To show the effectiveness of the RE, in Fig. 7a, b, we plot the flatness \(\delta h=\left[\max (h)-\min (h)\right]/{\rm{mean}}(h)\) as a function of \(t/{N}_{{\rm{bin}}}(=1/\tilde{\eta })\) in the simulations with and without RE. The accuracy of the REWL method is determined by the smallness of δH and \(\tilde{\eta }\). Thus, the figure clearly indicates that RE is necessary to obtain a converged result, especially at large system size. The results in this study are set to satisfy the following convergence conditions: δH < 10⁻² and \(\tilde{\eta }\;<\;1{0}^{-8}\ ({\rm{eV}})\). Figure 7c and d show the parallelization efficiency for the two system sizes in strong scaling with under the two convergence conditions. This result indicates that the parallelization is achieved with the ideal efficiency.

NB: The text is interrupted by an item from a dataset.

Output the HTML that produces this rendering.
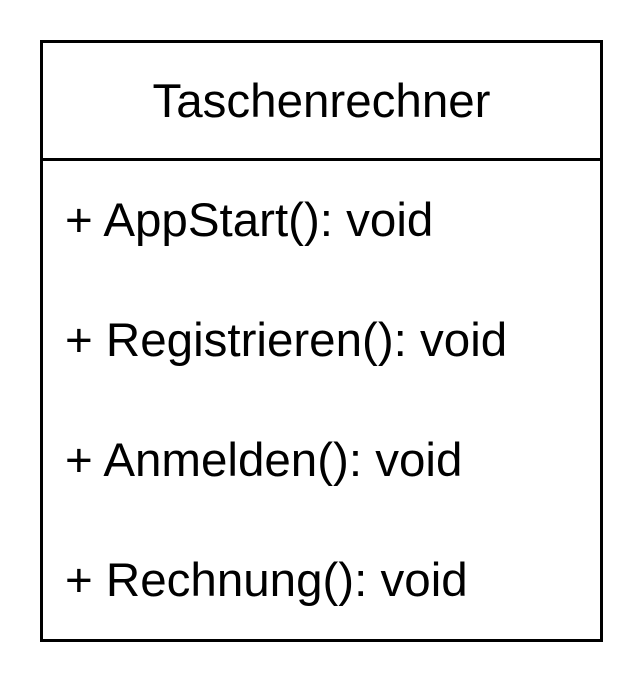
<!DOCTYPE html>
<html><head><style>html,body{margin:0;padding:0;background:#fff;}</style></head>
<body>
<svg width="644" height="684" xmlns="http://www.w3.org/2000/svg" style="display:block">
<rect x="0" y="0" width="644" height="684" fill="#fff"/>
<rect x="41.5" y="41.5" width="560" height="599" fill="#fff" stroke="#000" stroke-width="3"/>
<line x1="41.5" y1="159.5" x2="601.5" y2="159.5" stroke="#000" stroke-width="3"/>
<g font-family="Liberation Sans, Arial, sans-serif" font-size="47.5" fill="#000">
<text x="321.5" y="117" text-anchor="middle">Taschenrechner</text>
<text x="65" y="236">+ AppStart(): void</text>
<text x="65" y="356">+ Registrieren(): void</text>
<text x="65" y="476">+ Anmelden(): void</text>
<text x="65" y="596">+ Rechnung(): void</text>
</g>
</svg>
</body></html>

Fig. 7: Parallelization efficiency of replica exchange.

The flatness δH as a function of \(t/{N}_{{\rm{bin}}}(=1/\tilde{\eta }\,(1/{\rm{eV}}))\) at \(0.46\ {T}_{{\rm{C}}}^{{\rm{cal}}}\) of the Nd₂Fe₁₄B spin model with the isolated grain for two sizes a L_x = 10.6 nm and b L_x = 14.1 nm. Black (Blue) lines are the results without (with) RE, which are performed by 864 processors. In the simulations, the calculated ranges of the magnetization are \({M}_{\mathrm{z}}\in [-0.02{M}_{\mathrm{z}},\ 0.76{M}_{\mathrm{z}}^{\mathrm{t}}]\) for L_x = 10.6 nm and \({M}_{\mathrm{z}}\in [0.3{M}_{\mathrm{z}}^{\mathrm{t}},\ 0.76{M}_{\mathrm{z}}^{\mathrm{t}}]\) for L_x = 14.1 nm with m_w = 0.5μ_B, where \({M}_{\mathrm{z}}^{\mathrm{t}}\) is the maximum value of M_z in each spin system. c t_c and d \({t}_{\mathrm{c}}^{\prime}\) are the computational times as a function of the number of processors N_proc, which satisfy the convergence conditions δh < 10⁻² and t/N_nbin > 10⁸, respectively. Arrows in a and b denote the points corresponding to t_c and \({t}_{\mathrm{c}}^{\prime}\).

The pseudocode of the implemented methods in the present study is described in Algorithm 1. Through the methods, for large system size (up to 1,130,626 spins), we made it possible to calculate the free energy as a function of M_z.